Problem requirements →
Repeat exactly, and only, the lines from the one that contains "Generate a web" to the one that contains "const fmt = v", both ends included. Omit every picture.

···

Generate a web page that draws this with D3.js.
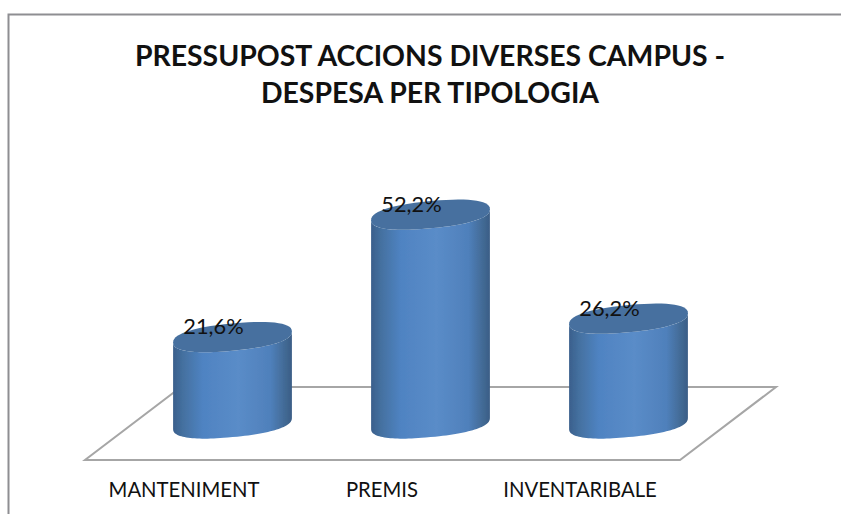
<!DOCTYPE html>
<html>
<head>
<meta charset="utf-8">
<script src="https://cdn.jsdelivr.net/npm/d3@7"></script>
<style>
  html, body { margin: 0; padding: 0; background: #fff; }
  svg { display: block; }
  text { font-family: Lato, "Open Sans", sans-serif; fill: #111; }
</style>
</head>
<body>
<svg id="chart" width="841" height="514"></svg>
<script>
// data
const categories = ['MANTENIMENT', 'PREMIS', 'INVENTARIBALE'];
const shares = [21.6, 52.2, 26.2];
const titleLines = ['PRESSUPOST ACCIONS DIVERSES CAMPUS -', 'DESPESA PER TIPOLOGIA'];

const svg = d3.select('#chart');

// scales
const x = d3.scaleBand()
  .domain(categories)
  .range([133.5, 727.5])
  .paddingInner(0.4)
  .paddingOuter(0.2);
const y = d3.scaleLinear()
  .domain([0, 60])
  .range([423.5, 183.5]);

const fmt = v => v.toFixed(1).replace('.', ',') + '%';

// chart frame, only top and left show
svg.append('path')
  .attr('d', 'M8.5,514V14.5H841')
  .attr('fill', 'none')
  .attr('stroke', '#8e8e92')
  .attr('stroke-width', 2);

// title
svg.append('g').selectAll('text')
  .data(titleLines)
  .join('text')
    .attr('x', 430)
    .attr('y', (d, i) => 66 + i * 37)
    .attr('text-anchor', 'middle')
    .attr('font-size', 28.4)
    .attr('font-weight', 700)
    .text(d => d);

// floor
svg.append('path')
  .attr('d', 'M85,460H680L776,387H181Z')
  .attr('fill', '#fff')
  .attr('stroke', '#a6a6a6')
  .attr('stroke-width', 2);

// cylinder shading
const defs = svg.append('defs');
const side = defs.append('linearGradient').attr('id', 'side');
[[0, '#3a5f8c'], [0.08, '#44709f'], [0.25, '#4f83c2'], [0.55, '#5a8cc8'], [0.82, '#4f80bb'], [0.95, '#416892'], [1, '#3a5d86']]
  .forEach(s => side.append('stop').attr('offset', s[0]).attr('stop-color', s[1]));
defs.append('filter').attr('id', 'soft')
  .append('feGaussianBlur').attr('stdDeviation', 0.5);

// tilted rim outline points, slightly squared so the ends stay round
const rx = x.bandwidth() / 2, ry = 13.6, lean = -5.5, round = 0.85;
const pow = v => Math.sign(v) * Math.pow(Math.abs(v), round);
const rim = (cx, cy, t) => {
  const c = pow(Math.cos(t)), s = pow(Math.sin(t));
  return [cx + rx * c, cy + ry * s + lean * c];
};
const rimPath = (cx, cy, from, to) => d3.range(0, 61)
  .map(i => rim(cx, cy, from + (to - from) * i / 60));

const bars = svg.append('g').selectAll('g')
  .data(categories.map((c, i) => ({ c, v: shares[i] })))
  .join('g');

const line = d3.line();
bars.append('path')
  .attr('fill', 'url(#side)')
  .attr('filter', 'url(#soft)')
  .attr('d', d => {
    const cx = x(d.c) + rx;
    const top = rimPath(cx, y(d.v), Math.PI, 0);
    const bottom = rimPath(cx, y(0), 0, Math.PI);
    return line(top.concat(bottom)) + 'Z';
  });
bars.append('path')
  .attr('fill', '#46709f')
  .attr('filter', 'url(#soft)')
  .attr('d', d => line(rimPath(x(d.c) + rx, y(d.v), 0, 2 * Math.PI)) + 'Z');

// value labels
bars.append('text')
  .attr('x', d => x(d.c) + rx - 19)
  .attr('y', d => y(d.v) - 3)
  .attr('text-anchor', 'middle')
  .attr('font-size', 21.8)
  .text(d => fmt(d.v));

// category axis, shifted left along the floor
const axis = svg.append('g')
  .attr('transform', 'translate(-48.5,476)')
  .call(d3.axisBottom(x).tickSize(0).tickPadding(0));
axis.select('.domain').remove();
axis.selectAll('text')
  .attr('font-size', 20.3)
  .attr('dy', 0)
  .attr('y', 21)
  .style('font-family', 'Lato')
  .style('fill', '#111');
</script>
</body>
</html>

···

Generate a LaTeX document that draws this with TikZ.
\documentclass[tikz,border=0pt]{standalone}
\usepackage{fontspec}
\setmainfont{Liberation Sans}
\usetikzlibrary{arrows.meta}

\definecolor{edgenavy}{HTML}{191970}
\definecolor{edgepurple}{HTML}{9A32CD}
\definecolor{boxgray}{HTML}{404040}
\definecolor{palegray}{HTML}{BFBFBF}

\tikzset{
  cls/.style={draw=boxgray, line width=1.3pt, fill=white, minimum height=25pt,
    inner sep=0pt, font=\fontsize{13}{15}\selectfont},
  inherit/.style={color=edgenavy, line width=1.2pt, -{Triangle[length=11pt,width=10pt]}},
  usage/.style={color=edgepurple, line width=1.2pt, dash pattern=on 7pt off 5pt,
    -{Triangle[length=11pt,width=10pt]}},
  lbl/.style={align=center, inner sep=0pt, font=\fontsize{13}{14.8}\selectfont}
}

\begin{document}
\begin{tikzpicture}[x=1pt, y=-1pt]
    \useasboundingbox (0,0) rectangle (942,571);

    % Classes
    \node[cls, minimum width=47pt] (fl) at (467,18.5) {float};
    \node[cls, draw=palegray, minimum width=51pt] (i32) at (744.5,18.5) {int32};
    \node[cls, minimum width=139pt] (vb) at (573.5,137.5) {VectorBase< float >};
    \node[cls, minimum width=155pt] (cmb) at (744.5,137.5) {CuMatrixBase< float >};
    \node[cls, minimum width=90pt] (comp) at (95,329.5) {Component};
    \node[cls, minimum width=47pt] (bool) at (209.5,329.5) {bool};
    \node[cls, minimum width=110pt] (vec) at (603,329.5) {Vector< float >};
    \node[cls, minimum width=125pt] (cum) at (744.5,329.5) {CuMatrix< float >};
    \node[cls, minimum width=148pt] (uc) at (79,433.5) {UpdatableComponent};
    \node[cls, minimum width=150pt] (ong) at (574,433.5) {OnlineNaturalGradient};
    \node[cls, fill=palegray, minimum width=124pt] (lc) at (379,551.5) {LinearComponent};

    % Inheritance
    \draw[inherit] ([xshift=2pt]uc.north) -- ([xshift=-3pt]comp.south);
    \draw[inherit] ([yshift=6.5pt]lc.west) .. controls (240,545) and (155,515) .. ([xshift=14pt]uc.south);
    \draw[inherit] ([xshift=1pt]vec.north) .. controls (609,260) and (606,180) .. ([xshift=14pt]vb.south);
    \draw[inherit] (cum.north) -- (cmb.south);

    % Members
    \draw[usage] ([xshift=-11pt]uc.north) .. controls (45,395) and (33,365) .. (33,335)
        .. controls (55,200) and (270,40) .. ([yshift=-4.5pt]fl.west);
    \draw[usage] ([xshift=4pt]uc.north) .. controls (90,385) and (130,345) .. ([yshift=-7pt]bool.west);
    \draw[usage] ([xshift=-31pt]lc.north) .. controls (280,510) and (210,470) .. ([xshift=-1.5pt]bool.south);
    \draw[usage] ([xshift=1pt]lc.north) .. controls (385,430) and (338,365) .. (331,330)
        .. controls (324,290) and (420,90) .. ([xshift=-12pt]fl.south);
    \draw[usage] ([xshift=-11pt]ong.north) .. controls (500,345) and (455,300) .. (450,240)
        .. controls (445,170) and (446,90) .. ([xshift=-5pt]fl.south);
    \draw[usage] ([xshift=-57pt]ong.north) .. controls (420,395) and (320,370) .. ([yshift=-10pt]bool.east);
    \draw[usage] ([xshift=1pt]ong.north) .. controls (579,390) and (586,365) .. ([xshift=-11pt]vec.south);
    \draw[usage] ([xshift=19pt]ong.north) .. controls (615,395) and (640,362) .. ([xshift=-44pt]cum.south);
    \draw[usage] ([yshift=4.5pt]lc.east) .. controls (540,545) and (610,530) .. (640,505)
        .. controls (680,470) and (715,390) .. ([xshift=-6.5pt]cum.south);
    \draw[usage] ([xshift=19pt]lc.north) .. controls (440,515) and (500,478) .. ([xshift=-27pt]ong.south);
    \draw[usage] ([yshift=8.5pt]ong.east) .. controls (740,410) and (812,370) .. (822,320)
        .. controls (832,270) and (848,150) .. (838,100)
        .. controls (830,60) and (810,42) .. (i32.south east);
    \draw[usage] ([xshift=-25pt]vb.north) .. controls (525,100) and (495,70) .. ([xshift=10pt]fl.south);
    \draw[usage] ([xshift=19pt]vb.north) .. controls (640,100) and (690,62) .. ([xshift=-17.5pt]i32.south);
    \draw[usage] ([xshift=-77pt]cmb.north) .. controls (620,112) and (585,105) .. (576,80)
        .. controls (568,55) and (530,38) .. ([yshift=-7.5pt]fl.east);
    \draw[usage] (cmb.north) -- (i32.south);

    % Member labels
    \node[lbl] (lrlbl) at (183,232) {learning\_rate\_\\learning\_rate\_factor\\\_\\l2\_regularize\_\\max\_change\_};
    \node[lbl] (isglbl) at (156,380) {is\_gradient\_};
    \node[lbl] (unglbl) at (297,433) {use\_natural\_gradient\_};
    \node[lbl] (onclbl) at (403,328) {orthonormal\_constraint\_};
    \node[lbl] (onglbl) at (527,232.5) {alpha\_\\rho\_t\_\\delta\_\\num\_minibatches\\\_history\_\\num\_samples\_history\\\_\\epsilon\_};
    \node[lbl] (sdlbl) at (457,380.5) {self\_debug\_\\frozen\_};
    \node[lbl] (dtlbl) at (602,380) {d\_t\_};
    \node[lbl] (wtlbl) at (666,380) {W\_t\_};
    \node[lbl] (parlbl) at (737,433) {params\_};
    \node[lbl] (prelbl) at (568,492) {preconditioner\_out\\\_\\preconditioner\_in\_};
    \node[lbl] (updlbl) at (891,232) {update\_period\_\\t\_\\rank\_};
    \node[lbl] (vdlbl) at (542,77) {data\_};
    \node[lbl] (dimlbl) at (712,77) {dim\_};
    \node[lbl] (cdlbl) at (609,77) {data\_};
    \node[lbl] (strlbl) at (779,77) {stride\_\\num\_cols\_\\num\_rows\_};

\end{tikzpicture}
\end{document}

···

Written response →
Generate a web page that draws this with D3.js.
<!DOCTYPE html>
<html>
<head>
<meta charset="utf-8">
<script src="https://cdn.jsdelivr.net/npm/d3@7"></script>
<style>
  html, body { margin: 0; padding: 0; background: #fff; }
  svg { display: block; }
  text { font-family: Lato, "Open Sans", sans-serif; fill: #111; }
</style>
</head>
<body>
<svg id="chart" width="841" height="514"></svg>
<script>
// data
const categories = ['MANTENIMENT', 'PREMIS', 'INVENTARIBALE'];
const shares = [21.6, 52.2, 26.2];
const titleLines = ['PRESSUPOST ACCIONS DIVERSES CAMPUS -', 'DESPESA PER TIPOLOGIA'];

const svg = d3.select('#chart');

// scales
const x = d3.scaleBand()
  .domain(categories)
  .range([133.5, 727.5])
  .paddingInner(0.4)
  .paddingOuter(0.2);
const y = d3.scaleLinear()
  .domain([0, 60])
  .range([423.5, 183.5]);

const fmt = v => v.toFixed(1).replace('.', ',') + '%';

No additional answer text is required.